EDMONTON — A settlement has been reached between the Edmonton police force and a woman who was handcuffed and hurt during a potential riot following a June 2006 NHL Edmonton Oilers playoff game.

EDMONTON — A settlement has been reached between the Edmonton police force and a woman who was handcuffed and hurt during a potential riot following a June 2006 NHL Edmonton Oilers playoff game.

Kristin Wilson has dropped her civil suit in exchange for an undisclosed amount of money.

Newspaper photographers captured images of a police officer hitting the handcuffed woman and throwing her to the ground when she stepped off the curb after police warned revellers to stay on the sidewalk.

Const. Shane Connor, 28, had earlier been cleared of using excessive force by a disciplinary hearing.

He had faced charges of discreditable conduct for striking Wilson and for swearing at her.

Ian Atkins, assistant commissioner of RCMP in Nova Scotia, ruled that Wilson, who now lives in Kelowna, B.C., was drunk and unruly as she was being arrested.

Wilson has said she woke up on a bus with blood pouring from her mouth.

At the time, previous post-game mayhem had led police to take a zero-tolerance approach to disorder, particularly any moves to crowd the streets around Edmonton’s busy Whyte Avenue.

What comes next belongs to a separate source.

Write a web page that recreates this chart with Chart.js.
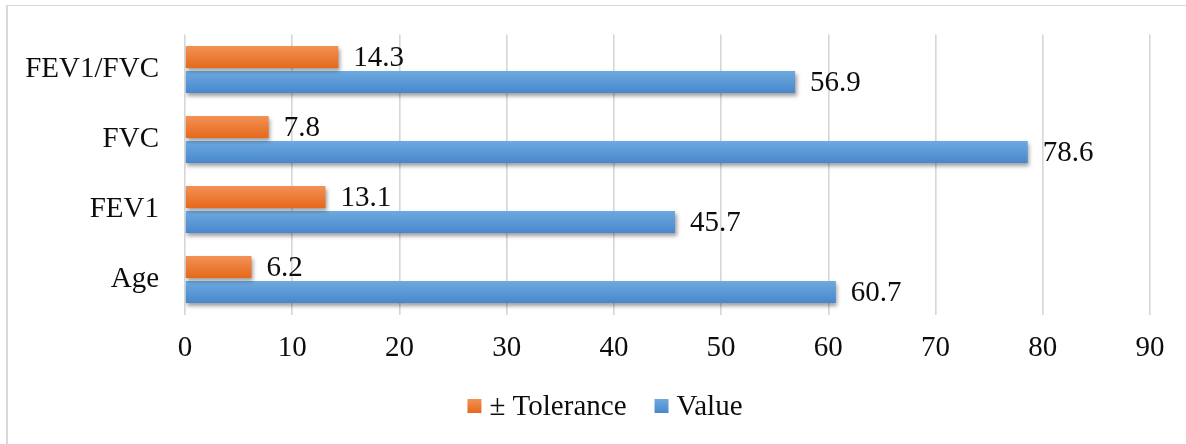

Atkins ruled that the measures used by Connor to subdue Wilson were within Edmonton police training policies.

Officers were called in to patrol Whyte Avenue on game nights during the playoffs that spring — on some nights, as many as 30,000 excited fans poured onto the street, many of them drunk and ready to cause trouble.

Connor testified in January that he feared for his own safety.